[WHAT IS NEEDED] Return the lines below exactly, from the first line to the line that contains "80, 90, 100];". Leave out pictures.

[GIVEN DATA]
______
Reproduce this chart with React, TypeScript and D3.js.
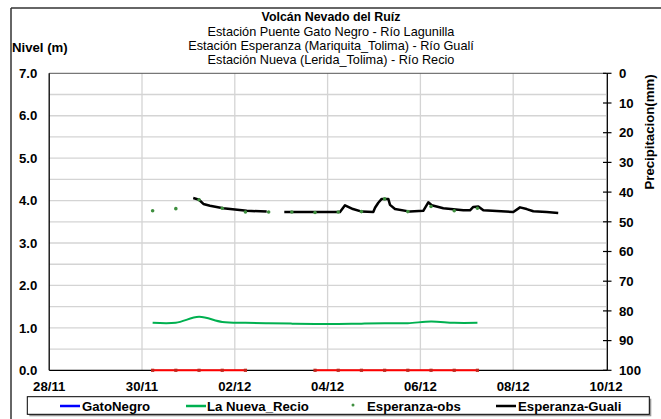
import React from "react";
import * as d3 from "d3";

const W = 661;
const H = 419;

// ---- data ----
const titleLines = [
  "Volcán Nevado del Ruíz",
  "Estación Puente Gato Negro - Río Lagunilla",
  "Estación Esperanza (Mariquita_Tolima) - Río Gualí",
  "Estación Nueva (Lerida_Tolima) - Río Recio",
];
const xTickLabels = ["2023-11-28 00:00", "2023-11-30 00:00", "2023-12-02 00:00", "2023-12-04 00:00", "2023-12-06 00:00", "2023-12-08 00:00", "2023-12-10 00:00"];
const yTicks = [0, 1, 2, 3, 4, 5, 6, 7];
const yRightTicks = [0, 10, 20, 30, 40, 50, 60, 70, 80, 90, 100];

const gualiSeg1Times = ["2023-12-01 02:30", "2023-12-01 05:30", "2023-12-01 07:45", "2023-12-01 11:10", "2023-12-01 18:00", "2023-12-02 06:10", "2023-12-02 16:30"];
const gualiSeg1Values = [4.06, 4.02, 3.92, 3.88, 3.82, 3.76, 3.74];
const gualiSeg2Times = [
  "2023-12-03 01:36", "2023-12-04 06:24", "2023-12-04 09:00", "2023-12-04 13:08", "2023-12-04 17:38", "2023-12-04 23:38",
  "2023-12-05 00:32", "2023-12-05 02:14", "2023-12-05 03:59", "2023-12-05 07:24", "2023-12-05 08:17", "2023-12-05 10:52",
  "2023-12-05 18:37", "2023-12-06 01:29", "2023-12-06 04:05", "2023-12-06 05:51", "2023-12-06 11:51", "2023-12-06 22:12",
  "2023-12-07 01:39", "2023-12-07 03:22", "2023-12-07 05:57", "2023-12-07 08:33", "2023-12-08 00:03", "2023-12-08 03:32",
  "2023-12-08 06:58", "2023-12-08 10:24", "2023-12-08 17:17", "2023-12-08 23:17",
];
const gualiSeg2Values = [
  3.73, 3.73, 3.89, 3.80, 3.74, 3.73,
  3.83, 3.95, 4.04, 4.04, 3.90, 3.80,
  3.74, 3.76, 3.96, 3.89, 3.82, 3.77,
  3.77, 3.85, 3.86, 3.77, 3.73, 3.84,
  3.80, 3.75, 3.73, 3.71,
];

const obsTimes = [
  "2023-11-30 05:30", "2023-11-30 17:30", "2023-12-01 05:30", "2023-12-01 17:30", "2023-12-02 05:30",
  "2023-12-02 17:30", "2023-12-03 05:30", "2023-12-03 17:30", "2023-12-04 05:30", "2023-12-04 17:30",
  "2023-12-05 05:30", "2023-12-05 17:30", "2023-12-06 05:30", "2023-12-06 17:30", "2023-12-07 05:30",
];
const obsValues = [3.76, 3.81, 4.02, 3.82, 3.73, 3.73, 3.73, 3.72, 3.73, 3.74, 4.04, 3.74, 3.86, 3.76, 3.82];
const recioValues = [1.12, 1.12, 1.26, 1.14, 1.12, 1.11, 1.10, 1.09, 1.09, 1.10, 1.11, 1.11, 1.15, 1.12, 1.12];

const redSeg1Times = ["2023-11-30 05:30", "2023-11-30 17:30", "2023-12-01 05:30", "2023-12-01 17:30", "2023-12-02 05:30"];
const redSeg2Times = ["2023-12-03 17:30", "2023-12-04 05:30", "2023-12-04 17:30", "2023-12-05 05:30", "2023-12-05 17:30", "2023-12-06 05:30", "2023-12-06 17:30", "2023-12-07 05:30"];
const redValue = 0;

const legendLabels = ["GatoNegro", "La Nueva_Recio", "Esperanza-obs", "Esperanza-Guali"];

// ---- layout ----
const parse = d3.timeParse("%Y-%m-%d %H:%M");
const plot = { left: 49.2, right: 606, top: 73.3, bottom: 370.3 };
const FONT = "'Liberation Sans', Arial, sans-serif";
const BOLD = 13.2;

type P = { t: Date; v: number };
const zip = (ts: string[], vs: number[]): P[] => ts.map((t, i) => ({ t: parse(t) as Date, v: vs[i] }));

export default function App() {
  const x = d3.scaleTime().domain([parse(xTickLabels[0]) as Date, parse(xTickLabels[xTickLabels.length - 1]) as Date]).range([plot.left, plot.right]);
  const y = d3.scaleLinear().domain([0, 7]).range([plot.bottom, plot.top]);
  const yR = d3.scaleLinear().domain([0, 100]).range([plot.top, plot.bottom]);
  const fmt = d3.timeFormat("%d/%m");

  const line = d3.line<P>().x((d) => x(d.t)).y((d) => y(d.v));
  const smooth = d3.line<P>().x((d) => x(d.t)).y((d) => y(d.v)).curve(d3.curveCatmullRom.alpha(0.5));

  const g1 = zip(gualiSeg1Times, gualiSeg1Values);
  const g2 = zip(gualiSeg2Times, gualiSeg2Values);
  const obs = zip(obsTimes, obsValues);
  const recio = zip(obsTimes, recioValues);
  const r1 = zip(redSeg1Times, redSeg1Times.map(() => redValue));
  const r2 = zip(redSeg2Times, redSeg2Times.map(() => redValue));

  const hGrid = d3.range(0.5, 7, 0.5);
  const vGridDates = xTickLabels.slice(1, -1).map((s) => parse(s) as Date);
  const xTickDates = xTickLabels.map((s) => parse(s) as Date);

  const legY = 406;
  return (
    <svg width={W} height={H} style={{ position: "absolute", left: 0, top: 0, background: "#fff" }} fontFamily={FONT}>
      <rect x={0} y={0} width={W} height={H} fill="#fff" />
      {/* outer chart border */}
      <line x1={11} y1={8} x2={W} y2={8} stroke="#333" strokeWidth={1.5} />
      <line x1={11} y1={8} x2={11} y2={H} stroke="#333" strokeWidth={1.5} />

      {/* titles */}
      <text x={331} y={21} textAnchor="middle" fontSize={12.4} fontWeight="bold">{titleLines[0]}</text>
      {titleLines.slice(1).map((t, i) => (
        <text key={t} x={331} y={36 + i * 14} textAnchor="middle" fontSize={12.7}>{t}</text>
      ))}
      <text x={12} y={52} fontSize={BOLD} fontWeight="bold">Nivel (m)</text>
      <text transform={`translate(654,132) rotate(-90)`} textAnchor="middle" fontSize={BOLD} fontWeight="bold">Precipitacion(mm)</text>

      {/* grid */}
      {hGrid.map((v) => (
        <line key={v} x1={plot.left} x2={plot.right} y1={y(v)} y2={y(v)} stroke="#d4d4d4" strokeWidth={1.3} />
      ))}
      {vGridDates.map((d, i) => (
        <line key={i} x1={x(d)} x2={x(d)} y1={plot.top} y2={plot.bottom} stroke="#d4d4d4" strokeWidth={1.3} />
      ))}
      <line x1={plot.left} x2={plot.right} y1={plot.top} y2={plot.top} stroke="#555" strokeWidth={1} />
      <line x1={plot.left} x2={plot.left} y1={plot.top} y2={plot.bottom} stroke="#000" strokeWidth={1.3} />
      <line x1={plot.left} x2={plot.right + 1} y1={plot.bottom} y2={plot.bottom} stroke="#000" strokeWidth={1.3} />
      <line x1={607.3} x2={607.3} y1={plot.top} y2={plot.bottom} stroke="#000" strokeWidth={1.3} />

      {/* left ticks */}
      {yTicks.map((v) => (
        <text key={v} x={37.3} y={y(v) + 4.7} textAnchor="end" fontSize={BOLD} fontWeight="bold">{v.toFixed(1)}</text>
      ))}
      {/* right ticks */}
      {yRightTicks.map((v) => (
        <g key={v}>
          <line x1={603} x2={611.5} y1={yR(v)} y2={yR(v)} stroke="#000" strokeWidth={1.2} />
          <text x={619} y={yR(v) + 4.7} fontSize={BOLD} fontWeight="bold">{v}</text>
        </g>
      ))}
      {/* x tick labels */}
      {xTickDates.map((d, i) => (
        <text key={i} x={x(d)} y={391} textAnchor="middle" fontSize={BOLD} fontWeight="bold">{fmt(d)}</text>
      ))}

      {/* series */}
      <path d={smooth(recio) || ""} fill="none" stroke="#00B050" strokeWidth={2} />
      <path d={line(g1) || ""} fill="none" stroke="#000" strokeWidth={2.5} strokeLinejoin="round" />
      <path d={line(g2) || ""} fill="none" stroke="#000" strokeWidth={2.5} strokeLinejoin="round" />
      {obs.map((d, i) => (
        <circle key={i} cx={x(d.t)} cy={y(d.v)} r={1.8} fill="#3f8f3f" />
      ))}
      {[r1, r2].map((seg, si) => (
        <g key={si}>
          <path d={line(seg) || ""} fill="none" stroke="#ff0000" strokeWidth={2} />
          {seg.map((d, i) => (
            <rect key={i} x={x(d.t) - 1.6} y={y(d.v) - 1.6} width={3.2} height={3.2} fill="#c0281e" />
          ))}
        </g>
      ))}

      {/* legend */}
      <rect x={29.3} y={398.7} width={622} height={17.6} fill="#999" />
      <rect x={27.3} y={396.7} width={622} height={17.6} fill="#fff" stroke="#000" strokeWidth={1} />
      <line x1={60} x2={80} y1={legY} y2={legY} stroke="#0000ff" strokeWidth={2.5} />
      <text x={82} y={legY + 4.7} fontSize={BOLD} fontWeight="bold">{legendLabels[0]}</text>
      <line x1={186} x2={206} y1={legY} y2={legY} stroke="#00B050" strokeWidth={2.5} />
      <text x={207} y={legY + 4.7} fontSize={BOLD} fontWeight="bold">{legendLabels[1]}</text>
      <circle cx={353} cy={legY - 1} r={1.5} fill="#3f8f3f" />
      <text x={367} y={legY + 4.7} fontSize={BOLD} fontWeight="bold">{legendLabels[2]}</text>
      <line x1={496} x2={516} y1={legY} y2={legY} stroke="#000" strokeWidth={2.5} />
      <text x={518} y={legY + 4.7} fontSize={BOLD} fontWeight="bold">{legendLabels[3]}</text>
    </svg>
  );
}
______
[SOLUTION FOR THIS TASK]
Reproduce this chart with React, TypeScript and D3.js.
import React from "react";
import * as d3 from "d3";

const W = 661;
const H = 419;

// ---- data ----
const titleLines = [
  "Volcán Nevado del Ruíz",
  "Estación Puente Gato Negro - Río Lagunilla",
  "Estación Esperanza (Mariquita_Tolima) - Río Gualí",
  "Estación Nueva (Lerida_Tolima) - Río Recio",
];
const xTickLabels = ["2023-11-28 00:00", "2023-11-30 00:00", "2023-12-02 00:00", "2023-12-04 00:00", "2023-12-06 00:00", "2023-12-08 00:00", "2023-12-10 00:00"];
const yTicks = [0, 1, 2, 3, 4, 5, 6, 7];
const yRightTicks = [0, 10, 20, 30, 40, 50, 60, 70, 80, 90, 100];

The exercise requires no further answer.